Return all of the entries word for word, but omit the pictures they contain.

**Material for this exercise**

##########

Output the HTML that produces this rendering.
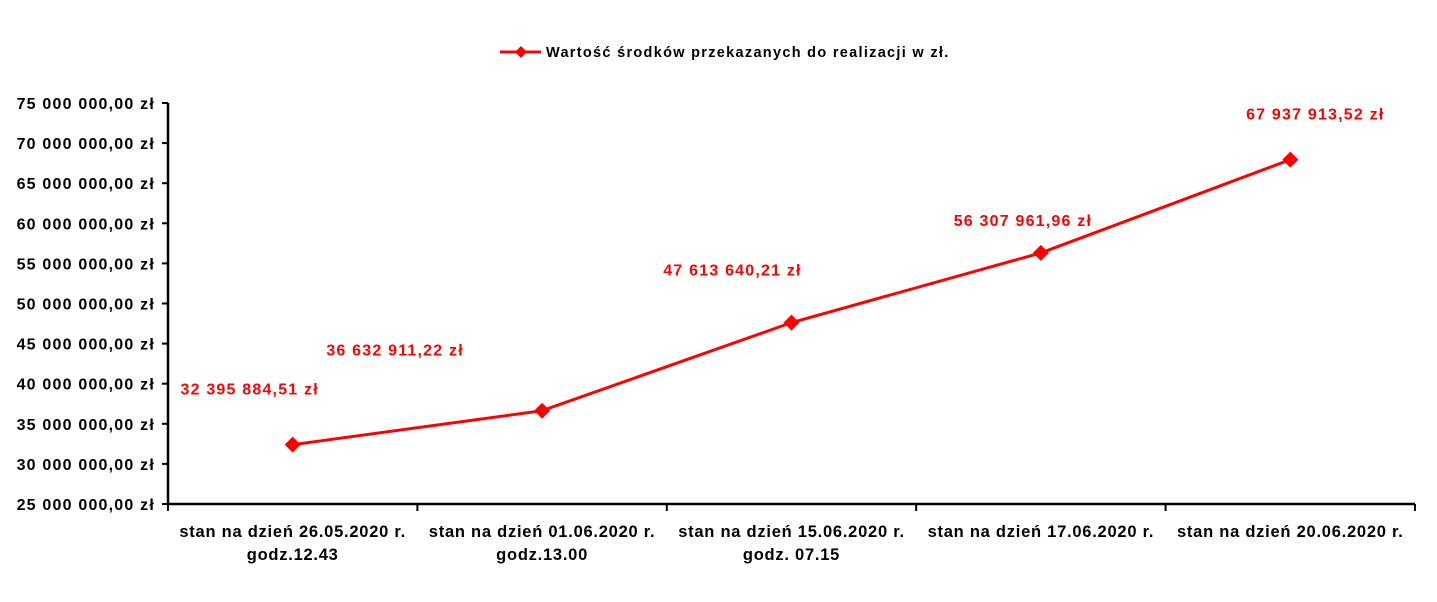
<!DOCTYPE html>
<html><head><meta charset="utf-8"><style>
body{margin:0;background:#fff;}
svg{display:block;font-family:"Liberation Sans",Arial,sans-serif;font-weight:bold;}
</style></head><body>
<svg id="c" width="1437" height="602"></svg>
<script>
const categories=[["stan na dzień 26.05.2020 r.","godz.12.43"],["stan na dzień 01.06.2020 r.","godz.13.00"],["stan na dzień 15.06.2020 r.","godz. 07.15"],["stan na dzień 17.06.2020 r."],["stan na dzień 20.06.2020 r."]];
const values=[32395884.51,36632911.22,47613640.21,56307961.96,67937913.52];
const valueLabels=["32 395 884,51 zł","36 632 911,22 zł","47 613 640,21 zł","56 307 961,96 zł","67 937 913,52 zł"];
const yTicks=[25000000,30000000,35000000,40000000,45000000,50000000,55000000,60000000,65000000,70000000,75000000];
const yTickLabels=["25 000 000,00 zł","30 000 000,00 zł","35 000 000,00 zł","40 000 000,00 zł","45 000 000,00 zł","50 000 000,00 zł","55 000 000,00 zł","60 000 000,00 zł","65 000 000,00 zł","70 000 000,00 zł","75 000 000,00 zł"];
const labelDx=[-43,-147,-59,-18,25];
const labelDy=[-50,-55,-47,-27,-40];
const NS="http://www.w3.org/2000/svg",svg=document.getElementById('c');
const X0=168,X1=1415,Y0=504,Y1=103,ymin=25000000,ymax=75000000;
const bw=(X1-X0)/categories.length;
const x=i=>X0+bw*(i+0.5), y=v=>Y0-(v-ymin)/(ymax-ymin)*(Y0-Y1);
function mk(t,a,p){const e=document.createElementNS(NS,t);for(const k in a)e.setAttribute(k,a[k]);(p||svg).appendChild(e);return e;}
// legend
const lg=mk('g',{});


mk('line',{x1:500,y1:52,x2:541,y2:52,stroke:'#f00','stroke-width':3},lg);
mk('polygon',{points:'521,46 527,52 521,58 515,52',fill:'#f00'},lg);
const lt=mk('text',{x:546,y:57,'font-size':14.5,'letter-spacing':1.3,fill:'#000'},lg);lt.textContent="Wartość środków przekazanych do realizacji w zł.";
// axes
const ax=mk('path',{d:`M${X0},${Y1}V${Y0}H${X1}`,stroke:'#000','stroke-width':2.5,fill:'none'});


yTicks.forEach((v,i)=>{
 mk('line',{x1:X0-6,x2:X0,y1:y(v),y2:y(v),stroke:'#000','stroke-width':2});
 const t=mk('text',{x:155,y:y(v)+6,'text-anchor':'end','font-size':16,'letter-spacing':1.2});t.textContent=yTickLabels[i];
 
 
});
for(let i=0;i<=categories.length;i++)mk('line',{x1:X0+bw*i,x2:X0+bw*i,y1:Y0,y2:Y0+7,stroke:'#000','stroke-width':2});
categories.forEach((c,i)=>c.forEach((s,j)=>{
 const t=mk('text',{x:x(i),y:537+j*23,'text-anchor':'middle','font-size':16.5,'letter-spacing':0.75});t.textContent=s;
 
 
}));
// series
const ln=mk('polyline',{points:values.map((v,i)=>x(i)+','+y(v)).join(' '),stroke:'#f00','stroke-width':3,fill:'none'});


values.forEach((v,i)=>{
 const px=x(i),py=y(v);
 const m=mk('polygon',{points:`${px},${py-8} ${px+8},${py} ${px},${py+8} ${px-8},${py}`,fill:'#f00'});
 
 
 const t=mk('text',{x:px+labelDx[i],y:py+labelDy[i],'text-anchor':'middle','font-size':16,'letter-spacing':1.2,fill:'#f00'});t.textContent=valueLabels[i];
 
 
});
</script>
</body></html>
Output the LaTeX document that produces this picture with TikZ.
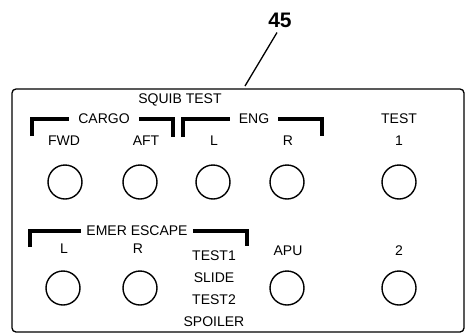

##########

**Exercise response**
Output the HTML that produces this rendering.
<!DOCTYPE html>
<html><head><meta charset="utf-8"><style>
body{margin:0;background:#fff;}
svg{display:block;font-family:"Liberation Sans",Arial,sans-serif;font-weight:bold;}
</style></head><body>
<svg id="c" width="1437" height="602"></svg>
<script>
const categories=[["stan na dzień 26.05.2020 r.","godz.12.43"],["stan na dzień 01.06.2020 r.","godz.13.00"],["stan na dzień 15.06.2020 r.","godz. 07.15"],["stan na dzień 17.06.2020 r."],["stan na dzień 20.06.2020 r."]];
const values=[32395884.51,36632911.22,47613640.21,56307961.96,67937913.52];
const valueLabels=["32 395 884,51 zł","36 632 911,22 zł","47 613 640,21 zł","56 307 961,96 zł","67 937 913,52 zł"];
const yTicks=[25000000,30000000,35000000,40000000,45000000,50000000,55000000,60000000,65000000,70000000,75000000];
const yTickLabels=["25 000 000,00 zł","30 000 000,00 zł","35 000 000,00 zł","40 000 000,00 zł","45 000 000,00 zł","50 000 000,00 zł","55 000 000,00 zł","60 000 000,00 zł","65 000 000,00 zł","70 000 000,00 zł","75 000 000,00 zł"];
const labelDx=[-43,-147,-59,-18,25];
const labelDy=[-50,-55,-47,-27,-40];
const NS="http://www.w3.org/2000/svg",svg=document.getElementById('c');
const X0=168,X1=1415,Y0=504,Y1=103,ymin=25000000,ymax=75000000;
const bw=(X1-X0)/categories.length;
const x=i=>X0+bw*(i+0.5), y=v=>Y0-(v-ymin)/(ymax-ymin)*(Y0-Y1);
function mk(t,a,p){const e=document.createElementNS(NS,t);for(const k in a)e.setAttribute(k,a[k]);(p||svg).appendChild(e);return e;}
// legend
const lg=mk('g',{});


mk('line',{x1:500,y1:52,x2:541,y2:52,stroke:'#f00','stroke-width':3},lg);
mk('polygon',{points:'521,46 527,52 521,58 515,52',fill:'#f00'},lg);
const lt=mk('text',{x:546,y:57,'font-size':14.5,'letter-spacing':1.3,fill:'#000'},lg);lt.textContent="Wartość środków przekazanych do realizacji w zł.";
// axes
const ax=mk('path',{d:`M${X0},${Y1}V${Y0}H${X1}`,stroke:'#000','stroke-width':2.5,fill:'none'});


yTicks.forEach((v,i)=>{
 mk('line',{x1:X0-6,x2:X0,y1:y(v),y2:y(v),stroke:'#000','stroke-width':2});
 const t=mk('text',{x:155,y:y(v)+6,'text-anchor':'end','font-size':16,'letter-spacing':1.2});t.textContent=yTickLabels[i];
 
 
});
for(let i=0;i<=categories.length;i++)mk('line',{x1:X0+bw*i,x2:X0+bw*i,y1:Y0,y2:Y0+7,stroke:'#000','stroke-width':2});
categories.forEach((c,i)=>c.forEach((s,j)=>{
 const t=mk('text',{x:x(i),y:537+j*23,'text-anchor':'middle','font-size':16.5,'letter-spacing':0.75});t.textContent=s;
 
 
}));
// series
const ln=mk('polyline',{points:values.map((v,i)=>x(i)+','+y(v)).join(' '),stroke:'#f00','stroke-width':3,fill:'none'});


values.forEach((v,i)=>{
 const px=x(i),py=y(v);
 const m=mk('polygon',{points:`${px},${py-8} ${px+8},${py} ${px},${py+8} ${px-8},${py}`,fill:'#f00'});
 
 
 const t=mk('text',{x:px+labelDx[i],y:py+labelDy[i],'text-anchor':'middle','font-size':16,'letter-spacing':1.2,fill:'#f00'});t.textContent=valueLabels[i];
 
 
});
</script>
</body></html>
Output the LaTeX document that produces this picture with TikZ.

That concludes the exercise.